The problem with recursive calls is they look the same as regular calls to a function — i.e. you have to specify the name of the function and arguments. The obvious shortcoming is writing recursive lambda — in languages like C# you cannot do this. The second one looks trivial but distracts me — when I don’t have too elaborate function, let’s say 3­–5 lines, and I have to write another, very similar, one. Creating unified, more general, function for such short form is an overkill, so in all cases I remember I copy&paste the code changing important bits. But every time I do this, I have to pay special attention if I changed the recursive call — otherwise my program would be compiled without any error, yet this would introduce a bug into the code.

Skila forbids recursive calls by function name — you have to call “self” for recursive call. “self” does not mean “function(s) with this name”, it means “this function”.
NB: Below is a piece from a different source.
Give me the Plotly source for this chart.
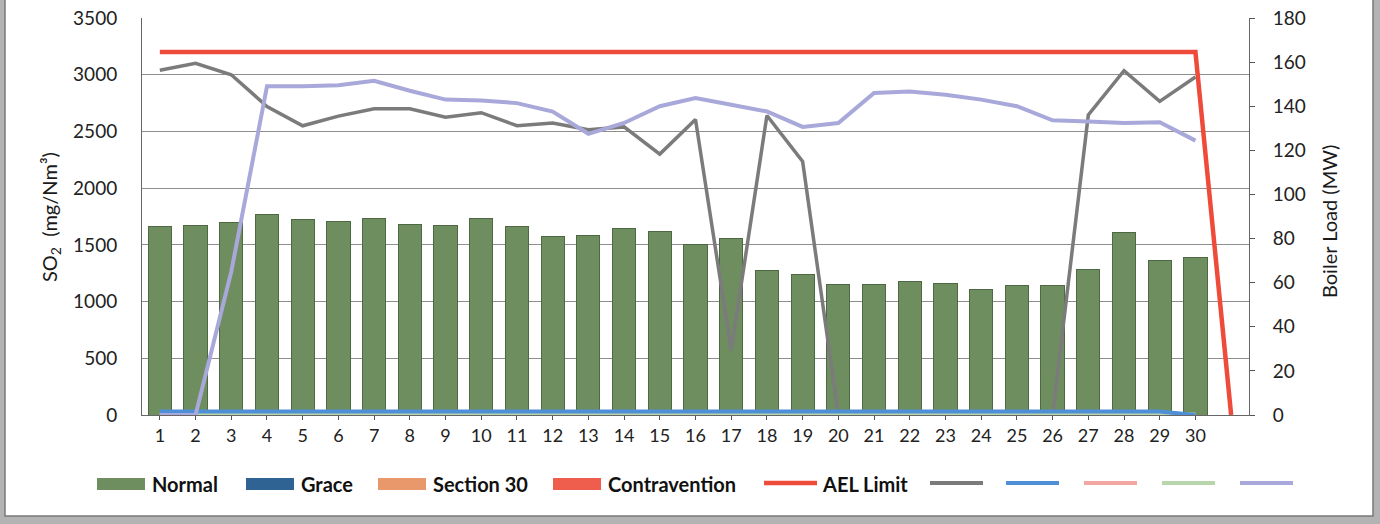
import plotly.graph_objects as go

days = list(range(1, 32))
tick_labels = [str(d) for d in range(1, 31)]

normal = [1660, 1670, 1700, 1770, 1720, 1710, 1730, 1680, 1670, 1730,
          1660, 1570, 1580, 1640, 1620, 1500, 1560, 1270, 1240, 1150,
          1150, 1180, 1160, 1110, 1140, 1140, 1280, 1610, 1360, 1390]
grace = [0] * 30
section30 = [0] * 30
contravention = [0] * 30

ael_limit = [3200] * 30 + [0]

so2_gray = [3040, 3100, 3000, 2720, 2550, 2635, 2700, 2700, 2625, 2665,
            2550, 2575, 2515, 2540, 2300, 2605, 570, 2640, 2235, 0,
            0, 0, 0, 0, 0, 0, 2645, 3035, 2765, 2980]
series_blue = [30] * 29 + [0]
series_pink = [0] * 30
series_green = [0] * 30
load_mw = [0, 0, 65, 149, 149, 149.5, 151.5, 147, 143, 142.6,
           141.4, 137.6, 127.5, 132.4, 140, 143.7, 140.7, 137.6, 130.6, 132.4,
           146, 146.7, 145.2, 143, 140, 133.6, 133.1, 132.4, 132.7, 124.4]

legend_bar_names = ["Normal", "Grace", "Section 30", "Contravention"]
legend_line_names = ["AEL Limit", "", "", "", "", ""]

C_NORMAL = "#6f8e60"
C_GRACE = "#2f6394"
C_SEC30 = "#e8986a"
C_CONTRA = "#ef5e4c"
C_AEL = "#ef4b3a"
C_GRAY = "#7b7b7b"
C_BLUE = "#4e8fd8"
C_PINK = "#f2a7a2"
C_LGREEN = "#b7d6ab"
C_LAV = "#a8a8da"

FONT = "Lato"

fig = go.Figure()

x30 = days[:30]
fig.add_trace(go.Bar(x=x30, y=normal, name="Normal",
                     marker=dict(color=C_NORMAL, line=dict(color="#4d6842", width=1)), width=0.65))
fig.add_trace(go.Bar(x=x30, y=grace, name="Grace", marker=dict(color=C_GRACE, line=dict(width=0)), width=0.65))
fig.add_trace(go.Bar(x=x30, y=section30, name="Section 30", marker=dict(color=C_SEC30, line=dict(width=0)), width=0.65))
fig.add_trace(go.Bar(x=x30, y=contravention, name="Contravention", marker=dict(color=C_CONTRA, line=dict(width=0)), width=0.65))

fig.add_trace(go.Scatter(x=days, y=ael_limit, mode="lines", name="AEL Limit",
                         line=dict(color=C_AEL, width=4.5)))
fig.add_trace(go.Scatter(x=x30, y=so2_gray, mode="lines", name="SO2",
                         line=dict(color=C_GRAY, width=3.5)))
fig.add_trace(go.Scatter(x=x30, y=series_pink, mode="lines", name="pink",
                         line=dict(color=C_PINK, width=4)))
fig.add_trace(go.Scatter(x=x30, y=series_green, mode="lines", name="green",
                         line=dict(color=C_LGREEN, width=5)))
fig.add_trace(go.Scatter(x=x30, y=series_blue, mode="lines", name="blue",
                         line=dict(color=C_BLUE, width=4)))
fig.add_trace(go.Scatter(x=x30, y=load_mw, mode="lines", name="Boiler Load", yaxis="y2",
                         line=dict(color=C_LAV, width=4)))

W, H = 1380, 524
L, R, T, B = 142, 1249, 18, 415
pw, ph = R - L, B - T


def px(xp):
    return (xp - L) / pw


def py(yp):
    return (B - yp) / ph


shapes = [dict(type="rect", xref="paper", yref="paper", layer="below",
               x0=px(5), x1=px(1373), y0=py(516), y1=py(-5),
               fillcolor="white", line=dict(color="#7a7a7a", width=1.5))]
annotations = [
    dict(text="SO<sub>2</sub>  (mg/Nm³)", xref="paper", yref="paper", x=px(51), y=py(217),
         textangle=-90, showarrow=False, font=dict(size=20, family=FONT, color="#1a1a1a"),
         xanchor="center", yanchor="middle"),
    dict(text="Boiler Load (MW)", xref="paper", yref="paper", x=px(1329), y=py(222),
         textangle=-90, showarrow=False, font=dict(size=20, family=FONT, color="#1a1a1a"),
         xanchor="center", yanchor="middle"),
]

# hand-drawn legend (wide swatches as in the reference)
LEG_Y = 484
bar_keys = [(97, C_NORMAL), (246, C_GRACE), (378, C_SEC30), (553, C_CONTRA)]
for (x0, col), nm in zip(bar_keys, legend_bar_names):
    shapes.append(dict(type="rect", xref="paper", yref="paper",
                       x0=px(x0), x1=px(x0 + 48), y0=py(LEG_Y + 6), y1=py(LEG_Y - 6),
                       fillcolor=col, line=dict(width=0)))
    annotations.append(dict(text="<b>%s</b>" % nm, xref="paper", yref="paper",
                            x=px(x0 + 53), y=py(LEG_Y), xanchor="left", yanchor="middle",
                            showarrow=False, font=dict(size=20, family=FONT, color="#111")))
line_keys = [(764, C_AEL), (930, C_GRAY), (1006, C_BLUE), (1084, C_PINK), (1162, C_LGREEN), (1240, C_LAV)]
for (x0, col), nm in zip(line_keys, legend_line_names):
    shapes.append(dict(type="line", xref="paper", yref="paper",
                       x0=px(x0), x1=px(x0 + 53), y0=py(LEG_Y - 1), y1=py(LEG_Y - 1),
                       line=dict(color=col, width=4.5 if nm else 4)))
    if nm:
        annotations.append(dict(text="<b>%s</b>" % nm, xref="paper", yref="paper",
                                x=px(x0 + 56), y=py(LEG_Y), xanchor="left", yanchor="middle",
                                showarrow=False, font=dict(size=20, family=FONT, color="#111")))

fig.update_layout(
    width=W, height=H,
    margin=dict(l=L, r=W - R, t=T, b=H - B, autoexpand=False),
    paper_bgcolor="#b3b3b3",
    plot_bgcolor="white",
    barmode="stack",
    font=dict(family=FONT, size=19, color="#1a1a1a"),
    showlegend=False,
    xaxis=dict(range=[0.5, 31.5], tickmode="array", tickvals=x30, ticktext=tick_labels,
               ticks="outside", ticklen=4, tickcolor="#555", showgrid=False,
               showline=True, linecolor="#666", linewidth=1, zeroline=False,
               tickfont=dict(size=18, family=FONT, color="#222")),
    yaxis=dict(range=[0, 3500], dtick=500, showgrid=True, gridcolor="#8e8e8e", gridwidth=1,
               showline=True, linecolor="#666", linewidth=1, zeroline=False,
               ticks="", ticklabelstandoff=20, tickfont=dict(size=19, family=FONT, color="#222")),
    yaxis2=dict(range=[0, 180], dtick=20, overlaying="y", side="right", showgrid=False,
                showline=True, linecolor="#666", linewidth=1, zeroline=False,
                ticks="outside", ticklen=5, tickcolor="#555", ticklabelstandoff=14,
                tickfont=dict(size=19, family=FONT, color="#222")),
    shapes=shapes,
    annotations=annotations,
)

fig.write_html("out.html", config={"displayModeBar": False},
               post_script="document.body.style.margin='0px';document.body.style.overflow='hidden';")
This improves distinction when reading the code — if you see “self”, you know automatically there is recursion involved. If not — it is regular call. In the second case, the workflow could still be recursive (via cross calls), but checking this is out of scope of compiler (and there is no purpose anyway).

There is also another type of call with improved visual factor — a call to closest base method in class inheritance tree. When writing descendant “SayIt” method instead of using the name:

base.SayIt("hello world");

call “super”:

super("hello world");

and the “same” method will be invoked, but implemented in ancestor class.